La Stampa, 10 maggio 2016
Giorgio Minisini, il primo sincronetto maschio della Nazionale che andrà a Rio beato fra le donne
L’Italia esce dall’acqua di Londra con un bronzo dopo un solo giorno di Europei. Arriva una medaglia nella piscina dove siamo naufragati alle Olimpiadi, per giunta nel sincronizzato: la squadra non si era neppure qualificata 4 anni fa e ora ha il pass per Rio e un podio all’attivo. Il terzo posto nel team tecnico è solo l’inizio, ci sono 9 gare e la possibilità di fare l’en plein. È una nuova era e Giorgio Minisini, primo sincronetto maschio della Nazionale, è un esperto di frontiere inesplorate.
Che sta succedendo?
«Le ragazze sono bravissime, lo erano anche prima. Ora c’è persino più energia perché i giudici sono un po’ usciti dagli schemi fissi: credo dipenda in parte anche dall’arrivo del doppio misto».
Avete sconvolto le gerarchie?
«Li abbiamo obbligati a guardare fuori dai soliti canoni. Sul podio non si vedono più sempre le stesse squadre ed è un bene pure per il pubblico. Come può aumentare l’interesse se la gente vede nazionali che festeggiano il sesto posto come la vittoria? Però se sai che quello è il tetto la vivi così. Invece adesso si è risvegliata la competizione. Siamo stati uno shock per un mondo abituato a muoversi molto lentamente».
Come si vive in un mondo di sole donne?
«Quando lavoriamo non c’è differenza. Otto ore al giorno, a volte nove, per sei giorni su sette: è un massacro che non prevede sfumature. Nel tempo libero a volte loro si fanno più paranoie del dovuto, ogni problema si gonfia di chiacchiere. Noi ragazzi siamo più semplici, lasciamo correre».

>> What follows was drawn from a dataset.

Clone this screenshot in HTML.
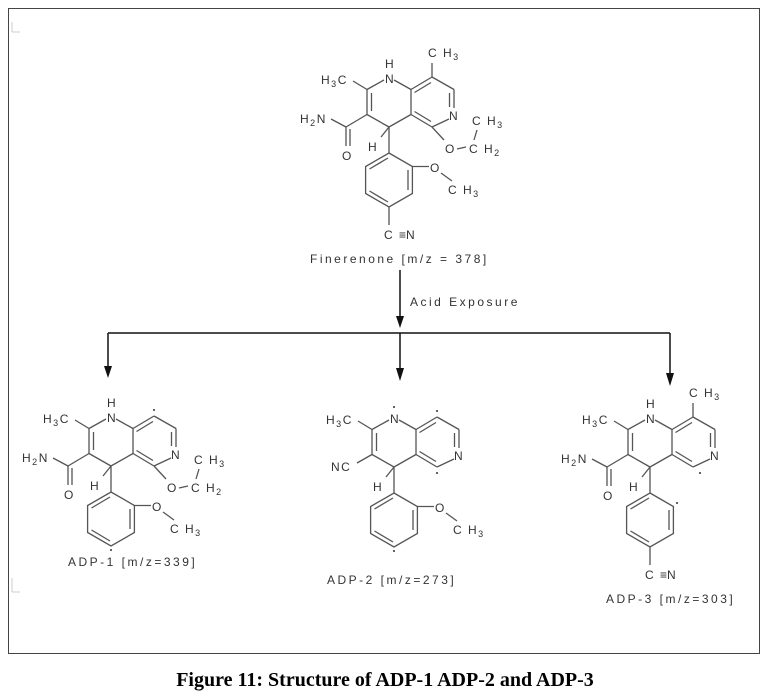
<!DOCTYPE html>
<html><head><meta charset="utf-8"><style>
html,body{margin:0;padding:0;background:#fff;}
svg{display:block;}
text{font-family:"Liberation Sans",sans-serif;font-size:12px;fill:#333;letter-spacing:1.5px;}
.s{font-size:9px;}
.cap{font-family:"Liberation Serif",serif;font-weight:bold;font-size:20px;fill:#000;letter-spacing:0;}
.lb{letter-spacing:2.5px;}
</style></head><body>
<svg width="767" height="699" viewBox="0 0 767 699" xmlns="http://www.w3.org/2000/svg">
<defs>
<g id="core" stroke="#555" stroke-width="1.3" fill="none">
  <line x1="394" y1="80" x2="411" y2="89.5"/>
  <line x1="367" y1="89.5" x2="384" y2="80"/>
  <line x1="367" y1="89.5" x2="367" y2="114.5"/>
  <line x1="371.5" y1="93" x2="371.5" y2="111"/>
  <line x1="367" y1="114.5" x2="389" y2="127"/>
  <line x1="389" y1="127" x2="411" y2="114.5"/>
  <line x1="411" y1="114.5" x2="411" y2="89.5"/>
  <line x1="411" y1="89.5" x2="432" y2="77"/>
  <line x1="414.5" y1="92.5" x2="431" y2="82.5"/>
  <line x1="432" y1="77" x2="454" y2="89.5"/>
  <line x1="454" y1="89.5" x2="454" y2="108"/>
  <line x1="449.5" y1="93" x2="449.5" y2="107"/>
  <line x1="449" y1="119" x2="432" y2="127"/>
  <line x1="432" y1="127" x2="411" y2="114.5"/>
  <line x1="414.5" y1="111.5" x2="431" y2="121.5"/>
  <line x1="367" y1="89.5" x2="353" y2="81"/>
  <line x1="389" y1="127" x2="381" y2="137"/>
  <line x1="389" y1="127" x2="389" y2="153"/>
</g>
<g id="ph" stroke="#555" stroke-width="1.3" fill="none">
  <polygon points="389,153 412.4,166.5 412.4,193.5 389,207 365.6,193.5 365.6,166.5"/>
  <line x1="388" y1="158" x2="369.5" y2="169"/>
  <line x1="408" y1="170" x2="408" y2="190"/>
  <line x1="388" y1="202" x2="369.5" y2="191"/>
</g>
<g id="amide" stroke="#555" stroke-width="1.3" fill="none">
  <line x1="367" y1="114.5" x2="346" y2="127"/>
  <line x1="346" y1="127" x2="346" y2="146"/>
  <line x1="350" y1="129" x2="350" y2="146"/>
  <line x1="346" y1="127" x2="331" y2="119"/>
</g>
<g id="ome" stroke="#555" stroke-width="1.3" fill="none">
  <line x1="412.4" y1="166.5" x2="429" y2="166.5"/>
  <line x1="441" y1="173" x2="452" y2="181"/>
</g>
<g id="oet" stroke="#555" stroke-width="1.3" fill="none">
  <line x1="432" y1="127" x2="444" y2="140"/>
  <line x1="457" y1="149" x2="466" y2="147"/>
  <line x1="474" y1="140" x2="477" y2="130"/>
</g>
</defs>

<rect x="8.5" y="8.5" width="751" height="645" fill="none" stroke="#444" stroke-width="1"/>
<path d="M12 22 V32 M12 32 H20" stroke="#ccc" fill="none"/>
<path d="M12 578 V592 M12 592 H20" stroke="#ccc" fill="none"/>

<!-- Finerenone -->
<g>
  <use href="#core"/><use href="#ph"/><use href="#amide"/><use href="#ome"/><use href="#oet"/>
  <g stroke="#555" stroke-width="1.3"><line x1="432" y1="77" x2="432" y2="63"/><line x1="389" y1="207" x2="389" y2="225"/></g>
  <text x="385" y="68">H</text>
  <text x="385" y="83">N</text>
  <text x="321" y="84">H<tspan class="s" dy="3">3</tspan><tspan dy="-3">C</tspan></text>
  <text x="428" y="57">C H<tspan class="s" dy="3">3</tspan></text>
  <text x="449" y="120">N</text>
  <text x="300" y="123">H<tspan class="s" dy="3">2</tspan><tspan dy="-3">N</tspan></text>
  <text x="342" y="160">O</text>
  <text x="368" y="151">H</text>
  <text x="445" y="153">O</text>
  <text x="469" y="153">C H<tspan class="s" dy="3">2</tspan></text>
  <text x="472" y="125">C H<tspan class="s" dy="3">3</tspan></text>
  <text x="430" y="172">O</text>
  <text x="448" y="194">C H<tspan class="s" dy="3">3</tspan></text>
  <text x="384" y="239">C</text>
  <text x="399" y="239" style="letter-spacing:0">≡N</text>
  <text class="lb" x="310" y="263">Finerenone [m/z = 378]</text>
</g>

<!-- arrows -->
<g stroke="#111" stroke-width="1.5" fill="none">
  <line x1="400" y1="270" x2="400" y2="318"/>
  <line x1="108" y1="333" x2="670" y2="333"/>
  <line x1="108" y1="333" x2="108" y2="368"/>
  <line x1="400" y1="333" x2="400" y2="370"/>
  <line x1="670" y1="333" x2="670" y2="375"/>
</g>
<g fill="#111">
  <polygon points="396,316 404,316 400,328"/>
  <polygon points="104,366 112,366 108,378"/>
  <polygon points="396,368 404,368 400,381"/>
  <polygon points="666,373 674,373 670,386"/>
</g>
<text class="lb" x="410" y="306">Acid Exposure</text>

<!-- ADP-1 -->
<g transform="translate(-278,339)">
  <use href="#core"/><use href="#ph"/><use href="#amide"/><use href="#ome"/><use href="#oet"/>
  <text x="385" y="68">H</text>
  <text x="385" y="83">N</text>
  <text x="321" y="84">H<tspan class="s" dy="3">3</tspan><tspan dy="-3">C</tspan></text>
  <circle cx="432" cy="71" r="1" fill="#333"/>
  <text x="449" y="120">N</text>
  <text x="300" y="123">H<tspan class="s" dy="3">2</tspan><tspan dy="-3">N</tspan></text>
  <text x="342" y="160">O</text>
  <text x="368" y="151">H</text>
  <text x="445" y="153">O</text>
  <text x="469" y="153">C H<tspan class="s" dy="3">2</tspan></text>
  <text x="472" y="125">C H<tspan class="s" dy="3">3</tspan></text>
  <text x="430" y="172">O</text>
  <text x="448" y="194">C H<tspan class="s" dy="3">3</tspan></text>
  <circle cx="389" cy="211" r="1" fill="#333"/>
  <text class="lb" x="346" y="227">ADP-1 [m/z=339]</text>
</g>

<!-- ADP-2 -->
<g transform="translate(5,340)">
  <use href="#core"/><use href="#ph"/><use href="#ome"/>
  <g stroke="#555" stroke-width="1.3"><line x1="367" y1="114.5" x2="352" y2="123"/></g>
  <circle cx="389" cy="67" r="1" fill="#333"/>
  <text x="385" y="83">N</text>
  <text x="321" y="84">H<tspan class="s" dy="3">3</tspan><tspan dy="-3">C</tspan></text>
  <circle cx="432" cy="71" r="1" fill="#333"/>
  <text x="449" y="120">N</text>
  <circle cx="432" cy="133" r="1" fill="#333"/>
  <text x="326" y="131">NC</text>
  <text x="368" y="151">H</text>
  <text x="430" y="172">O</text>
  <text x="448" y="194">C H<tspan class="s" dy="3">3</tspan></text>
  <circle cx="389" cy="211" r="1" fill="#333"/>
  <text class="lb" x="322" y="244">ADP-2 [m/z=273]</text>
</g>

<!-- ADP-3 -->
<g transform="translate(261,340)">
  <use href="#core"/><use href="#ph"/><use href="#amide"/>
  <g stroke="#555" stroke-width="1.3"><line x1="432" y1="77" x2="432" y2="63"/><line x1="389" y1="207" x2="389" y2="225"/></g>
  <text x="385" y="68">H</text>
  <text x="385" y="83">N</text>
  <text x="321" y="84">H<tspan class="s" dy="3">3</tspan><tspan dy="-3">C</tspan></text>
  <text x="428" y="57">C H<tspan class="s" dy="3">3</tspan></text>
  <text x="449" y="120">N</text>
  <circle cx="439" cy="133" r="1" fill="#333"/>
  <text x="300" y="123">H<tspan class="s" dy="3">2</tspan><tspan dy="-3">N</tspan></text>
  <text x="342" y="160">O</text>
  <text x="368" y="151">H</text>
  <circle cx="416" cy="163" r="1" fill="#333"/>
  <text x="384" y="239">C</text>
  <text x="399" y="239" style="letter-spacing:0">≡N</text>
  <text class="lb" x="345" y="263">ADP-3 [m/z=303]</text>
</g>

<text class="cap" x="385" y="686" text-anchor="middle">Figure 11: Structure of ADP-1 ADP-2 and ADP-3</text>
</svg>
</body></html>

È diventato il confidente del gruppo?
«Sono un buon ascoltatore. Mi sono allenato con la squadra junior preparata da mia madre e dalla mia fidanzata».
Altro gineceo.
«Per le chiacchiere tra maschi dovrei aspettare una generazione. Mi sostiene mio padre che è giudice di gara».
Le compagne la coinvolgono in sessioni di trucco?
«A volte urlano “vieni qui che ti facciamo le unghie”. Io scappo».
Altri suoi colleghi però amano gli occhi bistrati e le paillettes.
«Non mi piace eccedere sulla teatralità, evito costumi eccessivi. Il nostro sport è simile al pattinaggio artistico, in bilico tra show e agonismo: spingere troppo in una direzione è rischioso. Il bello è che siamo pionieri, sta a noi dare una faccia alla specialità».
Crede che i ragazzi debbano ancora superare l’imbarazzo?
«Vedo bambini di 5 o 6 anni in piscina. A quell’età è tutto naturale, prima non li facevano provare, oggi sì e i genitori non sono più in difficoltà. La pubblicità aiuta».
Si sente un poster?
«Un po’, però io non sono mai stato imbarazzato, solo entusiasta e sono felice che il messaggio sia stato recepito. Questi Europei sono importanti. Bisogna continuare a farsi vedere e dopo i due bronzi mondiali vogliamo migliorarci».
Perché non ci sono uomini negli esercizi di squadra?
«È l’anno olimpico, non si rompono gli equilibri. Ci vuole tempo. Quando il sincronetto smetterà di essere una curiosità si apriranno altre porte».
Come le Olimpiadi?
«Dipende da noi. Più interesse c’è, più sarà facile. Tra quattro anni sarebbe un sogno, tra otto è possibile. Siamo ancora pochi».